As to qwen, even at 4 bit per weight, a 4B model retains ≈ 2.1 GB of entropy so enough to memorise tens of thousands of full game loops. The reason it garbled the alien movement logic is probably that its limited capacity forced lossy compression, so the behaviour you saw is typical of partially recalled code patterns whose edge cases were truncated during training. That’s still interpolation over memorised fragments, just with fewer fragments to blend.
And this is something that is actually proven (https://arxiv.org/abs/2406.15720v1) by controlled fact memorisation studies and extraction attacks up through 70B params show a monotone curve so basically each extra order of magnitude adds noticeably more verbatim or near verbatim recall. So a 20B model succeeds where a 4B one fails because the former crossed the "capacity per training token" threshold for that exemplar. So nothing magical there.
Don't get me wrong, I’m not arguing against interpolation per se, generalising between held out exemplars is precisely what we want. The problem is that most public "just write space invaders” demos never verify that the endpoints were truly unseen. Until they do, a perfect clone is compatible with nothing deeper than glorified fuzzy lookup.
This is a great explanation, thanks for putting it together.
It more or less fits my fuzzy mental model of how this stuff works.
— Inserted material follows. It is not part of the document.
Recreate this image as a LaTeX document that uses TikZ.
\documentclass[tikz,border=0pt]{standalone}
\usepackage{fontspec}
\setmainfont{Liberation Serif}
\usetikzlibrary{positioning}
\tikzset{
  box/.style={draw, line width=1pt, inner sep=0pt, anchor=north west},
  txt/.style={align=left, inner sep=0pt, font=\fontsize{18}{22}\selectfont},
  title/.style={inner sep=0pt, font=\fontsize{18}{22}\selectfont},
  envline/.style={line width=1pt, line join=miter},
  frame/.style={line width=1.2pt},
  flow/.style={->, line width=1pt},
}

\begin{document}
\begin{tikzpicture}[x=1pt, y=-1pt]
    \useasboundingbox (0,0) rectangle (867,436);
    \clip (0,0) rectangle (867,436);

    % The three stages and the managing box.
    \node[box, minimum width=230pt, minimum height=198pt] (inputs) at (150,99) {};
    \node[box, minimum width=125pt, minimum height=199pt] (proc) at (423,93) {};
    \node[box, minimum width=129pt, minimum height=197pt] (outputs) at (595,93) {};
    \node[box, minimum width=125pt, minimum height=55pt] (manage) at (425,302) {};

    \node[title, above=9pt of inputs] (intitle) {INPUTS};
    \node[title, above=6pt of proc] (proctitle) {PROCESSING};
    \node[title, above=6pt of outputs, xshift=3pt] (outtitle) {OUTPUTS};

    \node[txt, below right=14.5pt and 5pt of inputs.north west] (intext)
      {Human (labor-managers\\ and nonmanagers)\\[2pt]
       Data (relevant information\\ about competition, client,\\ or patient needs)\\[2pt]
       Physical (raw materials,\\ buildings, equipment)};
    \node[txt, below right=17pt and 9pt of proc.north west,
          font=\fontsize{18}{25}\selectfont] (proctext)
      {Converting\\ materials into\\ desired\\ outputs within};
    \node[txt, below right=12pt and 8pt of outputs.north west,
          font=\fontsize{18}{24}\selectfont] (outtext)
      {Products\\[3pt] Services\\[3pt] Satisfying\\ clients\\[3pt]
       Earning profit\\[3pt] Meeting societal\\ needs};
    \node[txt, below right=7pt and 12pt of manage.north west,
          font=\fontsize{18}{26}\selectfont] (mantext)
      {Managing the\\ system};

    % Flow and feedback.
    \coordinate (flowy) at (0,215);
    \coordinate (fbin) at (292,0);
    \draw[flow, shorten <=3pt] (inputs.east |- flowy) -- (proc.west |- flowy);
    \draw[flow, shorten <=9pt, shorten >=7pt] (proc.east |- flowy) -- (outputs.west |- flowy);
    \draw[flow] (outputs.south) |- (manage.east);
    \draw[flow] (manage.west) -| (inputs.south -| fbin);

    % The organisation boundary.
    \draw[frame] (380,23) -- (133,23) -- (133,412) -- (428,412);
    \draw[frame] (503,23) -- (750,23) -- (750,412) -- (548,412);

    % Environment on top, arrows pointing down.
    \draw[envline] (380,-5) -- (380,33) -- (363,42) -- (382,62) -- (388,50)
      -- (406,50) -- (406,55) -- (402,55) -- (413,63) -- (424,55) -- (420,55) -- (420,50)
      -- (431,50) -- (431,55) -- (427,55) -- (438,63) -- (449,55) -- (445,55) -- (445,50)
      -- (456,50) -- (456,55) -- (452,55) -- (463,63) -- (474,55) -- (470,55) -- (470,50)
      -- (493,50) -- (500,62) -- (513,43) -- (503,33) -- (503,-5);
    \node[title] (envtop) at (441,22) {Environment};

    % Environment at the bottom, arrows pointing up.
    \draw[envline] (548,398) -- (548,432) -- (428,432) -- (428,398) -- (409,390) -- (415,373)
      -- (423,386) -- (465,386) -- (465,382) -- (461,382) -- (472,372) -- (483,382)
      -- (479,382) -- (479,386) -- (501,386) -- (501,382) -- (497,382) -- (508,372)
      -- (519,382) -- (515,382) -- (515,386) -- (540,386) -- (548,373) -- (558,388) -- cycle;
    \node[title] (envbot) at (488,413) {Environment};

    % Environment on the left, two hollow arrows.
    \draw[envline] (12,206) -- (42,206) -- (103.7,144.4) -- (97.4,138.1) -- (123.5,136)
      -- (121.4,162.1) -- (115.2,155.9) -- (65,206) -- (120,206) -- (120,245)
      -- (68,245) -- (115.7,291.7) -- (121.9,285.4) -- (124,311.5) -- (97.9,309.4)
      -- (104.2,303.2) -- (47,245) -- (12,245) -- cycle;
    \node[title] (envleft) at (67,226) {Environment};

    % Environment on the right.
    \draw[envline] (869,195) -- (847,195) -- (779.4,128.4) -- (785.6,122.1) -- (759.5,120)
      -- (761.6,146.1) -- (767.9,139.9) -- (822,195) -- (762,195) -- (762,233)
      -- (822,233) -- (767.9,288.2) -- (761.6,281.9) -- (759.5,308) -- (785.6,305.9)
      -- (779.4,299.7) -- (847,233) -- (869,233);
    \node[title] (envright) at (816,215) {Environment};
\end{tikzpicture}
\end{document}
I'm completely fine with my test prompt taking advantage of this - the point of "implement space invaders" is to explore how well it can construct a game of that shape based on the examples that it has seen in its training data, especially in comparison to other models.
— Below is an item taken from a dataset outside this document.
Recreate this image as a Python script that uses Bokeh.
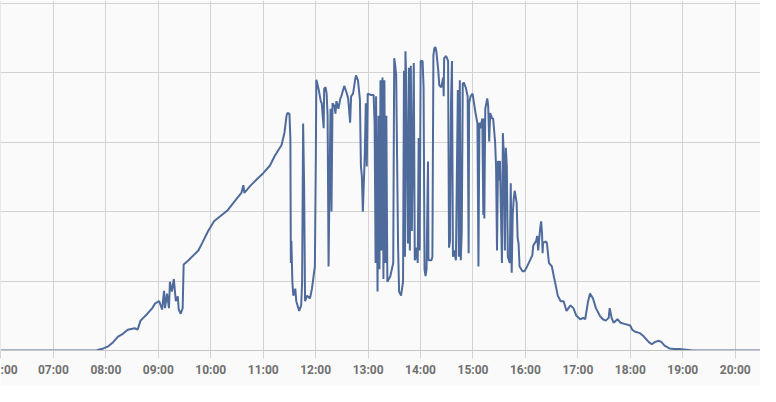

I'm not trying for a test of ability to produce a unique new game - I want a short prompt that gets it to output some HTML and JavaScript that I can then interact with.
Presumably this is because "the network only needs to interpolate between them". That's what I want it to do!
I tried the space invaders thing on a 4GB Qwen model today and it managed to produce a grid of aliens that advanced one step... and then dropped off the page entirely.